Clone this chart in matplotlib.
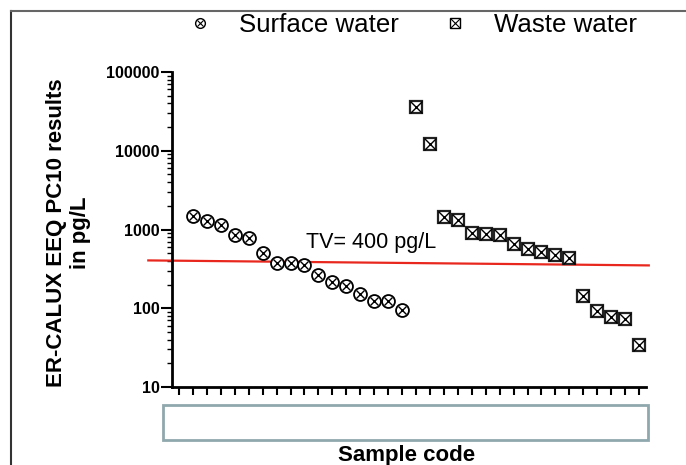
import matplotlib
matplotlib.use("Agg")
import matplotlib.pyplot as plt
from matplotlib.lines import Line2D
from matplotlib.patches import Rectangle
import numpy as np

plt.rcParams['font.family'] = ['Liberation Sans', 'DejaVu Sans']

# Data (pg/L)
surface_water = [1470, 1270, 1150, 860, 790, 510, 380, 380, 350, 268, 217,
                 190, 150, 122, 122, 94]
waste_water = [35700, 12300, 1430, 1310, 890, 865, 850, 660, 560, 520, 480,
               438, 141, 92, 78, 72, 34]
tv_value = 400
tv_line_ends = [405, 350]   # red line drawn slightly sloped in the original
y_ticks = [10, 100, 1000, 10000, 100000]
y_tick_labels = ['10', '100', '1000', '10000', '100000']
n_ticks = 34

x_surface = np.arange(1, len(surface_water) + 1)
x_waste = np.arange(len(surface_water) + 1, len(surface_water) + len(waste_water) + 1)

fig = plt.figure(figsize=(6.86, 4.65), dpi=100)
ax = fig.add_axes([172/686, 1-387/465, (646-172)/686, (387-72)/465])

ms = 9.3
ax.plot(x_surface, surface_water, 'o', ms=ms, mfc='white', mec='black', mew=1.3, ls='none', zorder=3)
ax.plot(x_surface, surface_water, 'x', ms=ms*0.68, mec='black', mew=1.0, ls='none', zorder=4)
ax.plot(x_waste, waste_water, 's', ms=ms, mfc='white', mec='#222222', mew=1.6, ls='none', zorder=3)
ax.plot(x_waste, waste_water, 'x', ms=ms, mec='black', mew=1.0, ls='none', zorder=4)

ax.plot([-2.2, 33.7], tv_line_ends, color='#e8281e', lw=1.6, clip_on=False, zorder=2)
ax.text(9.1, 680, f'TV= {tv_value} pg/L', fontsize=15.5, ha='left', va='center')

ax.set_yscale('log')
ax.set_ylim(10, 100000)
ax.set_xlim(-0.5, 33.5)
ax.set_yticks(y_ticks)
ax.set_yticklabels(y_tick_labels, fontweight='bold', fontsize=11.5)
ax.set_xticks(np.arange(n_ticks))
ax.set_xticklabels([])
ax.tick_params(axis='y', which='major', length=8, width=1.5, direction='out', pad=1)
ax.tick_params(axis='y', which='minor', length=3.5, width=1.0, direction='out')
ax.tick_params(axis='x', which='major', length=5.5, width=1.5, direction='out')
for s in ['top', 'right']:
    ax.spines[s].set_visible(False)
for s in ['left', 'bottom']:
    ax.spines[s].set_linewidth(2)

ax.set_ylabel('ER-CALUX EEQ PC10 results\nin pg/L', fontsize=16, fontweight='bold',
              linespacing=1.2)
ax.yaxis.set_label_coords(-0.17, 0.49)

# box below the axis and x label
fig.add_artist(Rectangle((162.5/686, 1-440/465), (648-162.5)/686, (440-405)/465,
                         transform=fig.transFigure, fill=False, ec='#8fa8ad', lw=2))
fig.text(407/686, 1-455/465, 'Sample code', ha='center', va='center', fontsize=16, fontweight='bold')

# frame lines
fig.add_artist(Line2D([11/686, 11/686], [0, 1-11/465], transform=fig.transFigure, color='#333333', lw=1.5))
fig.add_artist(Line2D([11/686, 1], [1-11/465, 1-11/465], transform=fig.transFigure, color='#666666', lw=1.5))

# legend
h1 = (Line2D([], [], marker='o', ms=7, mfc='white', mec='black', mew=1.0, ls='none'),
      Line2D([], [], marker='x', ms=4.8, mec='black', mew=0.8, ls='none'))
h2 = (Line2D([], [], marker='s', ms=7, mfc='white', mec='black', mew=1.0, ls='none'),
      Line2D([], [], marker='x', ms=7, mec='black', mew=0.8, ls='none'))
fig.legend([h1, h2], ['Surface water', 'Waste water'], ncol=2, frameon=False,
           loc='center', bbox_to_anchor=(412/686, 1-25/465), fontsize=18.6,
           handletextpad=1.0, columnspacing=1.7, handlelength=1.0)

fig.savefig('out.png', dpi=100)
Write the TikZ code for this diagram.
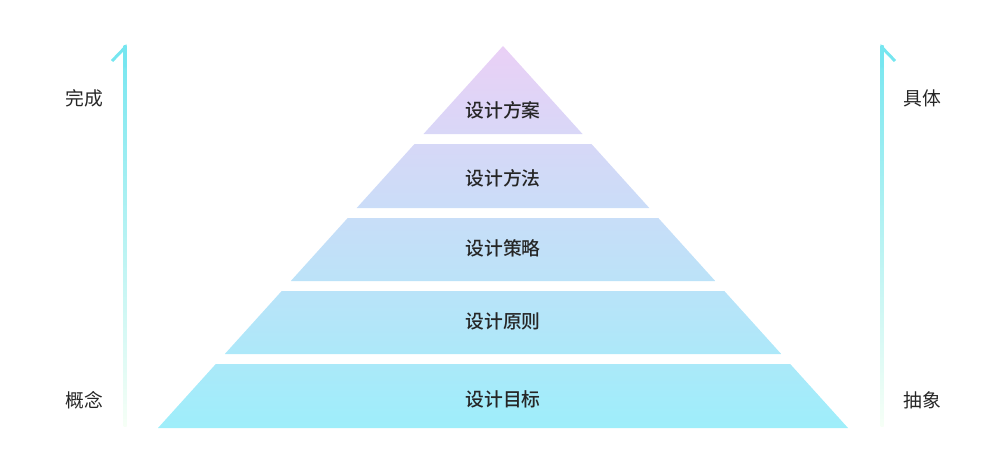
\documentclass[tikz,border=0pt]{standalone}
\usepackage{fontspec}
\usepackage{xcolor}
\usepackage{tikz}
\usetikzlibrary{calc}
\newfontfamily\cjk[BoldFont={Noto Sans CJK SC Medium}]{Noto Sans CJK SC}

\definecolor{pyrtop}{RGB}{234,208,246}
\definecolor{pyrbot}{RGB}{158,238,250}
\definecolor{axtop}{RGB}{118,230,240}
\definecolor{axmid}{RGB}{150,242,206}
\definecolor{axbot}{RGB}{246,255,246}

\begin{document}
\begin{tikzpicture}[
  x=0.02cm, y=-0.02cm,
  tiertext/.style={font=\cjk\bfseries\fontsize{10.7}{12}\selectfont, text=black!85, inner sep=0pt},
  sidetext/.style={font=\cjk\fontsize{10.7}{12}\selectfont, text=black!85, inner sep=0pt},
  barb/.style={draw=axtop, line width=1.7pt, line join=miter},
]
\useasboundingbox (0,0) rectangle (1000,456);

% ================= pyramid: five tiers, colour runs top to bottom =================
% \yt/\yb: top and bottom edge, \wt/\wb: half widths, \pt/\pb: share of pyrbot
\foreach \yt/\yb/\wt/\wb/\pt/\pb in {46/134/0/79.5/0/23,
                                     144/208/88.5/146.3/25.7/42.4,
                                     218/281/155.3/212.2/45/61.5,
                                     291/354/221.3/278.2/64.1/80.6,
                                     364/428/287.2/345/83.2/100}
  \shade[top color=pyrbot!\pt!pyrtop, bottom color=pyrbot!\pb!pyrtop]
    (503-\wt,\yt) -- (503+\wt,\yt) -- (503+\wb,\yb) -- (503-\wb,\yb) -- cycle;

\node[tiertext] (plan)     at (503,110) {设计方案};
\node[tiertext] (method)   at (503,178) {设计方法};
\node[tiertext] (strategy) at (503,248) {设计策略};
\node[tiertext] (rule)     at (503,321) {设计原则};
\node[tiertext] (goal)     at (503,399) {设计目标};

% ================= left axis: 概念 -> 完成 =================
\coordinate (lTop) at (125,46);
\coordinate (lBot) at (125,426);
\shade[top color=axtop, middle color=axmid, bottom color=axbot]
  ($(lTop)+(-1.5,0)$) rectangle ($(lBot)+(1.5,0)$);
\draw[barb] (112,61) -- ($(lTop)+(0,1.5)$) -- ++(0,20);

\node[sidetext] (done)    at (84,98)  {完成};
\node[sidetext] (concept) at (84,400) {概念};

% ================= right axis: 抽象 -> 具体 =================
\coordinate (rTop) at (882,46);
\coordinate (rBot) at (882,426);
\shade[top color=axtop, middle color=axmid, bottom color=axbot]
  ($(rTop)+(-1.5,0)$) rectangle ($(rBot)+(1.5,0)$);
\draw[barb] (895,61) -- ($(rTop)+(0,1.5)$) -- ++(0,20);

\node[sidetext] (concrete) at (922,98)  {具体};
\node[sidetext] (abstract) at (922,400) {抽象};

\end{tikzpicture}
\end{document}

────────

:: What is being asked ::
Return the material line for line, from its beginning to the line that contains "plt.rcParams['font.family'] = ['Liberation", with the pictures left out.

:: Answer to the task ::
Clone this chart in matplotlib.
import matplotlib
matplotlib.use("Agg")
import matplotlib.pyplot as plt
from matplotlib.lines import Line2D
from matplotlib.patches import Rectangle
import numpy as np

plt.rcParams['font.family'] = ['Liberation Sans', 'DejaVu Sans']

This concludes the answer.